In recent years, Dave Grohl has proved himself to be quite the renaissance man of rock: steering the Foo Fighters to greater heights; making videos as well as starring in them; acting as bespoke drummer to Queens Of The Stone Age. One of his most engaging qualities, though, has been his inability to hide the nerd within.
On 'Probot', Grohl emerges resplendent as a heavy metal dork. A full-blooded, affectionate and occasionally very funny album, it seems as if he's finally indulging a fantasy nurtured since his teens. To whit: round up his favourite metal vocalists from the '80s, and employ them to sing on his own tunes.

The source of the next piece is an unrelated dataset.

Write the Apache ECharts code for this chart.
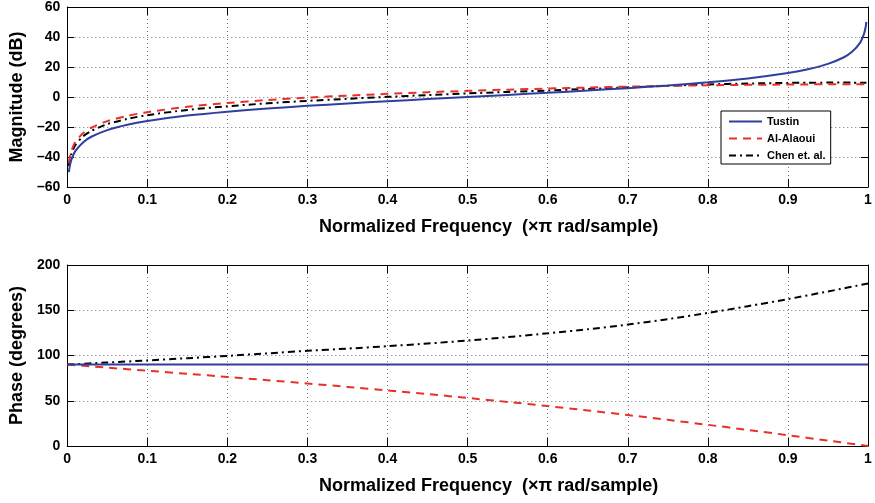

Foo Fighters fans of a gentle disposition should, perhaps, be wary of 'Probot'. When Grohl employs Cronos, lead gargler of preposterous death metallers Venom, he gives him a tune ("Centuries Of Sin") that faithfully copies the breakneck thrash style prototyped by Venom. At times, a cynic might suspect Grohl is showing off, inviting us to marvel at how he can forge anything. Demented rock'n'roll for Lemmy? Ritualistic doom for Max Cavalera of Sepultura? A razor-sharp hardcore hybrid for Mike Dean from Corrosion Of Conformity? Easy, this heavy metal business.
What dominates, though, is Grohl's unabashed love for the daftest, most entertaining metal. Apart from cameos by a couple of old grunge chums (Kim Thayil from Soundgarden, Matt Sweeney from Zwan), Grohl plays everything here, but inevitably, it's his superhumanly fierce drumming that's most noticeable, especially on sludgier tracks like the outstanding 'Big Sky', with Tom G Warrior from Celtic Frost.
In spite of all the guttural invocations of vampires, laughing demons and tortured souls, "Probot" is a perversely cheerful record – so much so that metal aficionados may condemn Grohl as a bit of a lightweight. He's not, of course: having waited 20 years for a date with these harbingers of apocalypse, is it any wonder Grohl sounds so happy?